To help bridge some of that gap, San Marcos City Council has so far allocated $400,000 of American Rescue Plan Act funding to address homelessness, though it is still holding multiple workshops and conversations to determine how to move forward.

“I think this is the perfect opportunity to set the vision for what we want to do in terms of addressing the needs of our unhoused neighbors,” City Manager Bert Lumbreras said. “I think the city has the opportunity to set the right tone, set the right foundation,” he said.Lumbreras cautioned that it might be ill-advised for the city to move in the direction of an emergency shelter, stating that those shelters tend to not address core problems associated with homelessness. “This is not an issue that just the city of San Marcos by ourselves can undertake. It’s got to be collaborative with active partners that have a heart and passion and that have resources to be able to learn to solve it.”Police Chief Stan Standridge told the council to look into the THN’s coordinated efforts with the Built for Zero Campaign, a nationwide coalition that works to end homelessness. The campaign has worked with local leaders around the country to end homelessness.
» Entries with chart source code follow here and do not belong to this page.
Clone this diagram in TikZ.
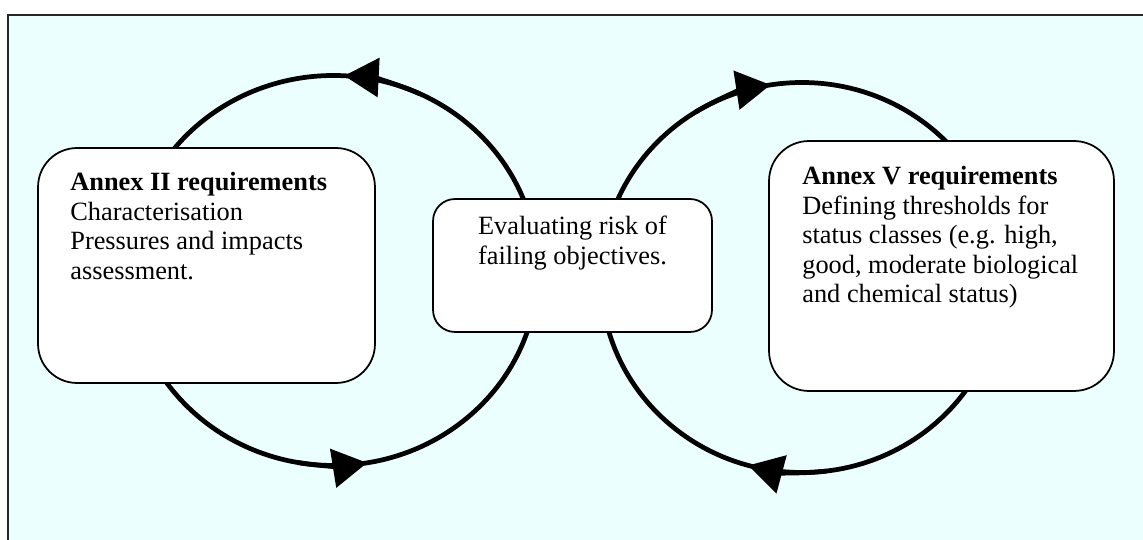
\documentclass[tikz,border=0pt]{standalone}
\usepackage{fontspec}
\setmainfont{Liberation Serif}
\usetikzlibrary{arrows.meta}
\definecolor{bgcyan}{RGB}{236,255,255}
\begin{document}
\begin{tikzpicture}[x=0.02cm,y=0.02cm,
  loopline/.style={line width=2.7pt},
  looparrow/.style={line width=2.7pt,-{Triangle[length=0.69cm,width=0.77cm]}},
  panel/.style={draw,line width=1pt,fill=white,inner sep=0pt,outer sep=0pt},
  txt/.style={font=\fontsize{15}{16.8}\selectfont,inner sep=0pt,align=left,anchor=north west}]
\useasboundingbox (0,0) rectangle (1143,-540);
\clip (0,0) rectangle (1143,-540);
\fill[white] (0,0) rectangle (1143,-540);
\draw[line width=1.2pt,fill=bgcyan,draw=black!85] (8,-15) rectangle (1160,-560);
% loops
\coordinate (lc) at (333.5,-270.5);
\coordinate (rc) at (802,-277.5);
\draw[loopline] (lc) ellipse[x radius=204,y radius=195];
\draw[loopline] (rc) ellipse[x radius=201,y radius=195];
\draw[looparrow] ([shift={(65:204 and 195)}]lc) arc[start angle=65,end angle=87,x radius=204,y radius=195];
\draw[looparrow] ([shift={(-100:204 and 195)}]lc) arc[start angle=-100,end angle=-80.5,x radius=204,y radius=195];
\draw[looparrow] ([shift={(122:201 and 195)}]rc) arc[start angle=122,end angle=99,x radius=201,y radius=195];
\draw[looparrow] ([shift={(-83:201 and 195)}]rc) arc[start angle=-83,end angle=-105.5,x radius=201,y radius=195];
% boxes
\node[panel,rounded corners=0.78cm,minimum width=6.74cm,minimum height=4.7cm] (annexii) at (206.5,-265.5) {};
\node[panel,rounded corners=0.44cm,minimum width=5.58cm,minimum height=2.66cm] (risk) at (572.5,-265.5) {};
\node[panel,rounded corners=0.8cm,minimum width=6.9cm,minimum height=5.0cm] (annexv) at (941.5,-266) {};
% texts
\node[txt] (annexiitext) at (70,-172) {\textbf{Annex II requirements}\\Characterisation\\Pressures and impacts\\assessment.};
\node[txt,align=center,anchor=north] (risktext) at (572.5,-216) {Evaluating risk of\\failing objectives.};
\node[txt] (annexvtext) at (802,-166) {\textbf{Annex V requirements}\\Defining thresholds for\\status classes (e.g. high,\\good, moderate biological\\and chemical status)};
\end{tikzpicture}
\end{document}
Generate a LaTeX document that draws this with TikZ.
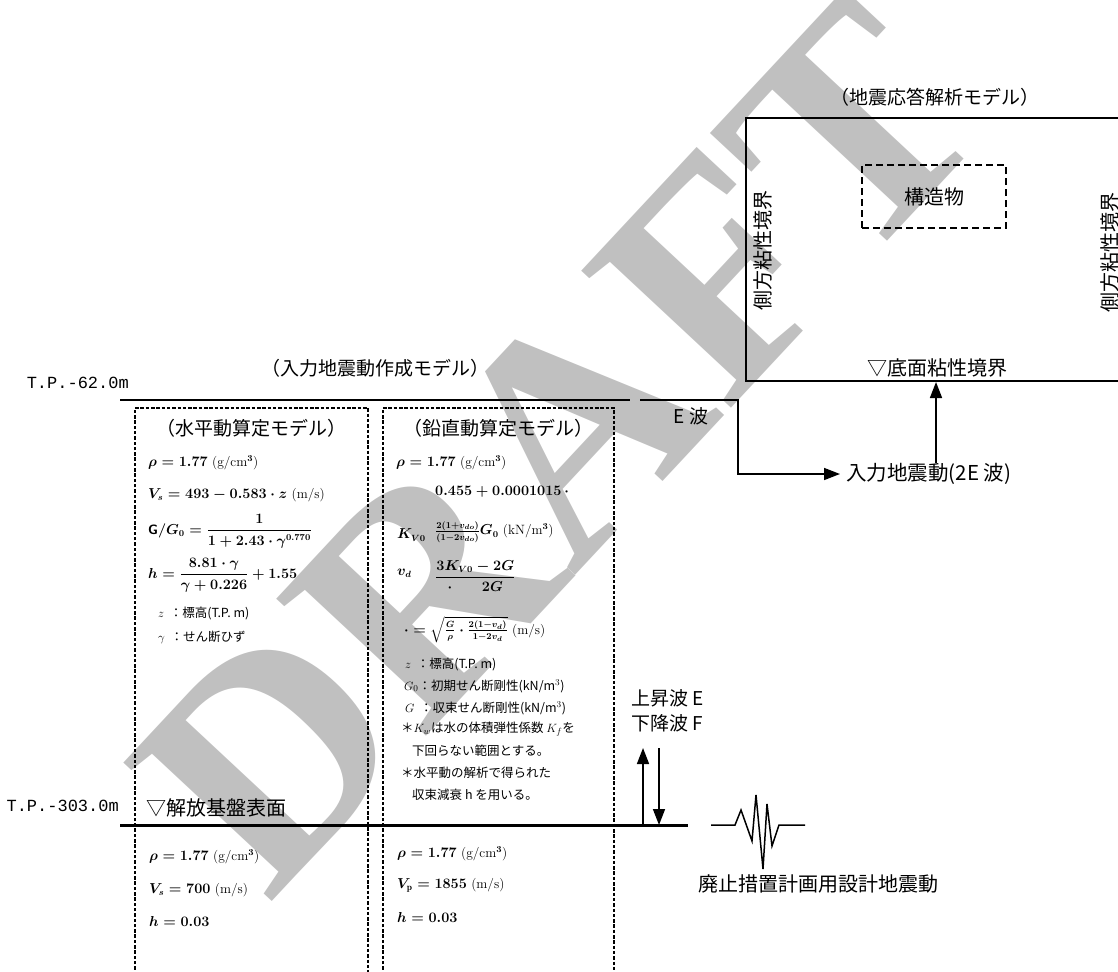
\documentclass[tikz,border=0pt]{standalone}
\usepackage{amsmath,bm}
\usepackage{fontspec}
\newfontfamily\jp{Noto Sans CJK JP}
\newfontfamily\wmfont{Liberation Serif}
\newfontfamily\tpfont{Liberation Mono}
\usetikzlibrary{arrows.meta}
\definecolor{wmgray}{RGB}{192,192,192}
\tikzset{
  jt/.style={font=\jp\fontsize{19}{22}\selectfont, inner sep=0pt},
  jbig/.style={font=\jp\fontsize{20}{24}\selectfont, inner sep=0pt},
  tp/.style={font=\tpfont\fontsize{17}{20}\selectfont, inner sep=0pt, anchor=east},
  jsmall/.style={font=\jp\fontsize{12.5}{14}\selectfont, inner sep=0pt, anchor=west},
  fm/.style={font=\fontsize{13.5}{16}\selectfont\boldmath, inner sep=0pt, anchor=west},
  thickline/.style={line width=2.4pt},
  dbox/.style={line width=1.2pt, dash pattern=on 3.5pt off 1.8pt},
  arr/.style={-{Triangle[length=16pt,width=12pt]}, line width=1.6pt},
  wave/.style={line width=1.5pt, line join=miter},
}
\begin{document}
\begin{tikzpicture}[x=1pt,y=-1pt]
\useasboundingbox (0,0) rectangle (1118,971);
% watermark
\node[rotate=47, text=wmgray, font=\wmfont\bfseries\fontsize{310}{310}\selectfont, inner sep=0pt] (wm) at (558,445) {DRAFT};

% response analysis model
\node[draw, line width=2pt, minimum width=380pt, minimum height=263pt, inner sep=0pt] (resp) at (936,249.5) {};
\node[jt] (resptitle) at (935,97) {（地震応答解析モデル）};
\node[draw, line width=1.8pt, dash pattern=on 7pt off 4pt, minimum width=144pt, minimum height=63pt, inner sep=0pt] (struct) at (934,196.5) {};
\node[jbig] (structlbl) at (struct.center) {構造物};
\node[jbig, rotate=90] (sideL) at (763,250) {側方粘性境界};
\node[jbig, rotate=90] (sideR) at (1110,252) {側方粘性境界};
\node[jbig] (bottomb) at (937,368) {▽底面粘性境界};

% input motion model
\node[jt] (inmodel) at (375,368) {（入力地震動作成モデル）};
\node[tp] (tp62) at (129,383) {T.P.-62.0m};
\coordinate (l62a) at (120,400);
\coordinate (l62b) at (630,400);
\draw[thickline] (l62a) -- (l62b);
\coordinate (ewA) at (640,400);
\node[jt] (ewave) at (691,416) {E 波};
\node[font=\jp\fontsize{20.5}{24}\selectfont, anchor=west, inner sep=0pt] (in2e) at (846,474) {入力地震動(2E 波)};
\coordinate (in2eTip) at (840,474);
\draw[arr] (ewA) -- (738,400) |- (in2eTip);
\draw[arr] (resp.south |- in2e.north) -- (resp.south);

% columns
\coordinate (c1tl) at (135,408);
\coordinate (c1tr) at (368,408);
\coordinate (c2tl) at (383,408);
\coordinate (c2tr) at (614,408);
\draw[dbox] (135,975) -- (c1tl) -- (c1tr) -- (368,975);
\draw[dbox] (383,975) -- (c2tl) -- (c2tr) -- (614,975);

\node[jt] (hmodel) at (251,428) {（水平動算定モデル）};
\node[jt] (vmodel) at (498,428) {（鉛直動算定モデル）};

% horizontal model formulas
\node[fm] (h1) at (148,463) {$\rho = 1.77$\ \mdseries(g/cm$^{3}$)};
\node[fm] (h2) at (148,495) {$V_s = 493 - 0.583\cdot z$\ \mdseries(m/s)};
\node[fm] (h3) at (148,531) {{\sffamily\bfseries G}$/G_0 = \dfrac{1}{1+2.43\cdot\gamma^{0.770}}$};
\node[fm] (h4) at (148,575) {$h = \dfrac{8.81\cdot\gamma}{\gamma+0.226} + 1.55$};
\node[jsmall] (h5) at (158,613) {$z$\ \ ：標高(T.P.\ m)};
\node[jsmall] (h6) at (158,637) {$\gamma$\ \ ：せん断ひず};

% vertical model formulas
\node[fm] (v1) at (396,463) {$\rho = 1.77$\ \mdseries(g/cm$^{3}$)};
\node[fm] (v2) at (435,492) {$0.455 + 0.0001015\,\cdot$};
\node[fm] (v3) at (397,535) {$K_{V0}$};
\node[fm] (v4) at (435,532) {$\tfrac{2(1+v_{do})}{(1-2v_{do})}G_0$\ \mdseries(kN/m$^{3}$)};
\node[fm] (v5) at (397,573) {$v_d$};
\node[fm] (v6) at (435,576) {$\dfrac{3K_{V0}-2G}{\cdot\hspace{2.2em}2G}$};
\node[fm] (v7) at (404,630) {$\cdot = \sqrt{\tfrac{G}{\rho}\cdot\tfrac{2(1-v_d)}{1-2v_d}}$\ \mdseries(m/s)};
\node[jsmall] (v8) at (405,664) {$z$\ \ ：標高(T.P.\ m)};
\node[jsmall] (v9) at (404,686) {$G_0$：初期せん断剛性(kN/m$^{3}$)};
\node[jsmall] (v10) at (405,708) {$G$\ \ ：収束せん断剛性(kN/m$^{3}$)};
\node[jsmall] (v11) at (401,729) {＊$K_w$は水の体積弾性係数 $K_f$を};
\node[jsmall] (v12) at (412,751) {下回らない範囲とする。};
\node[jsmall] (v13) at (401,773) {＊水平動の解析で得られた};
\node[jsmall] (v14) at (412,795) {収束減衰 h を用いる。};

% base line
\node[tp] (tp303) at (119,806) {T.P.-303.0m};
\node[jbig, anchor=west] (kaiho) at (146,808) {▽解放基盤表面};
\coordinate (l303a) at (120,825);
\coordinate (l303b) at (688,825);
\draw[line width=3pt] (l303a) -- (l303b);

% up/down waves
\node[jt, anchor=west] (upw) at (631,698) {上昇波 E};
\node[jt, anchor=west] (dnw) at (631,723) {下降波 F};
\coordinate (upA) at (643,825);
\coordinate (upB) at (643,748);
\coordinate (dnA) at (659,748);
\coordinate (dnB) at (659,825);
\draw[arr] (upA) -- (upB);
\draw[arr] (dnA) -- (dnB);

% wavelet
\draw[wave] (711,825) -- (735,825) -- (741,810) -- (752,841) -- (756,795) -- (763,869) -- (767,804) -- (772,846) -- (779,825) -- (805,825);
\node[jbig] (design) at (818,884) {廃止措置計画用設計地震動};

% lower layer properties
\node[fm] (b1) at (149,857) {$\rho = 1.77$\ \mdseries(g/cm$^{3}$)};
\node[fm] (b2) at (149,890) {$V_s = 700$\ \mdseries(m/s)};
\node[fm] (b3) at (149,921) {$h = 0.03$};
\node[fm] (b4) at (397,854) {$\rho = 1.77$\ \mdseries(g/cm$^{3}$)};
\node[fm] (b5) at (397,885) {$V_{\mathrm{p}} = 1855$\ \mdseries(m/s)};
\node[fm] (b6) at (397,917) {$h = 0.03$};
\end{tikzpicture}
\end{document}
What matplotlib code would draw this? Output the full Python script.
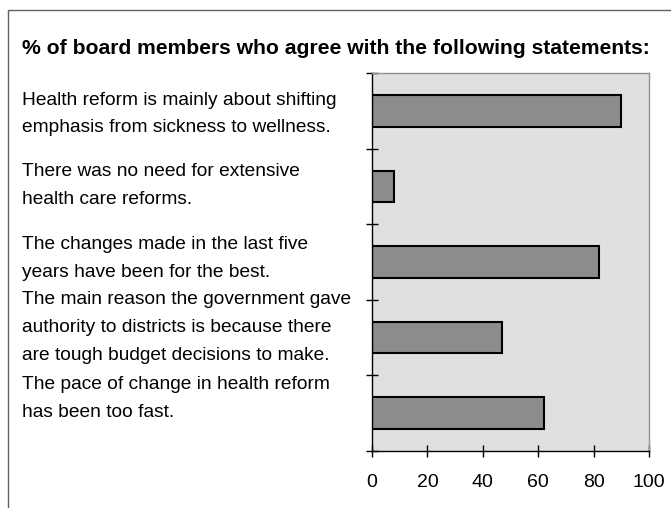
import matplotlib
matplotlib.use("Agg")
import matplotlib.pyplot as plt
from matplotlib.patches import Rectangle

plt.rcParams['font.family'] = ['Liberation Sans', 'DejaVu Sans']

# --- Survey data ---
title = "% of board members who agree with the following statements:"
statements = [
    "Health reform is mainly about shifting\nemphasis from sickness to wellness.",
    "There was no need for extensive\nhealth care reforms.",
    "The changes made in the last five\nyears have been for the best.",
    "The main reason the government gave\nauthority to districts is because there\nare tough budget decisions to make.",
    "The pace of change in health reform\nhas been too fast.",
]
agree_pct = [90, 8, 82, 47, 62]
x_ticks = [0, 20, 40, 60, 80, 100]

W, H = 671, 508
fig = plt.figure(figsize=(W / 100, H / 100), dpi=100)

def fx(px):
    return px / W

def fy(py):
    return 1 - py / H

# outer frame (runs off the right and bottom edges)
fig.patches.append(Rectangle((fx(8), fy(H + 20)), fx(W + 20), fy(10) - fy(H + 20),
                             transform=fig.transFigure, fill=False,
                             edgecolor='#606060', linewidth=1.0))

fig.text(fx(22), fy(48), title, fontsize=15.2, fontweight='bold',
         ha='left', va='center')

ax = fig.add_axes([fx(372), fy(451), fx(649) - fx(372), fy(73) - fy(451)])
ax.set_facecolor('#e0e0e0')

pos = list(range(len(agree_pct)))
ax.barh(pos, agree_pct, height=0.42, color='#8c8c8c', edgecolor='black',
        linewidth=1.5)
ax.set_ylim(len(pos) - 0.5, -0.5)
ax.set_xlim(0, 100)

ax.set_xticks(x_ticks)
ax.set_xticklabels([str(t) for t in x_ticks], fontsize=14)
ax.set_yticks([p - 0.5 for p in range(len(pos) + 1)])
ax.set_yticklabels([])
ax.tick_params(axis='x', direction='inout', length=9, width=1, pad=12)
ax.tick_params(axis='y', direction='inout', length=8, width=1)

for side in ['left', 'bottom']:
    ax.spines[side].set_color('black')
    ax.spines[side].set_linewidth(1.0)
for side in ['top', 'right']:
    ax.spines[side].set_color('#909090')
    ax.spines[side].set_linewidth(1.0)

# statement text to the left of the bars, one line at a time
line_gap = 27.5
centers = [114, 185.5, 258.5, 327.5, 398.5]
for text, cy in zip(statements, centers):
    lines = text.split('\n')
    n = len(lines)
    for i, line in enumerate(lines):
        y = cy + (i - (n - 1) / 2) * line_gap
        fig.text(fx(22), fy(y), line, fontsize=13.8, ha='left', va='center')

fig.savefig('out.png', dpi=100)
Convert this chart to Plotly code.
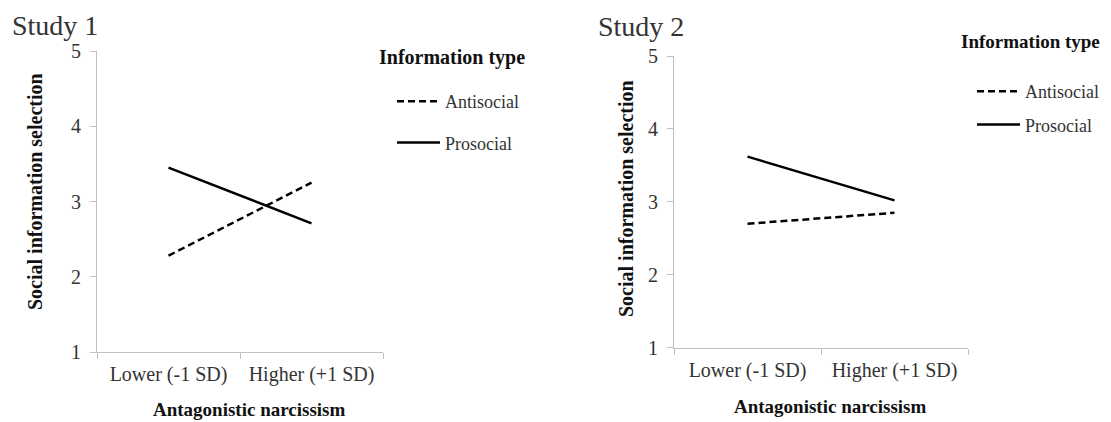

Prior to taking the helm in San Marcos, Standridge was police chief of Abilene. According to Built for Zero, the city achieved “functional zero” veteran homelessness in 2019 and “functional zero” chronic homelessness in 2020, one of just a handful of communities in the country to do so.

“The Built For Zero campaign will give you a roadmap or pathway, so to speak, of achieving [zero] homelessness in our community,” he said.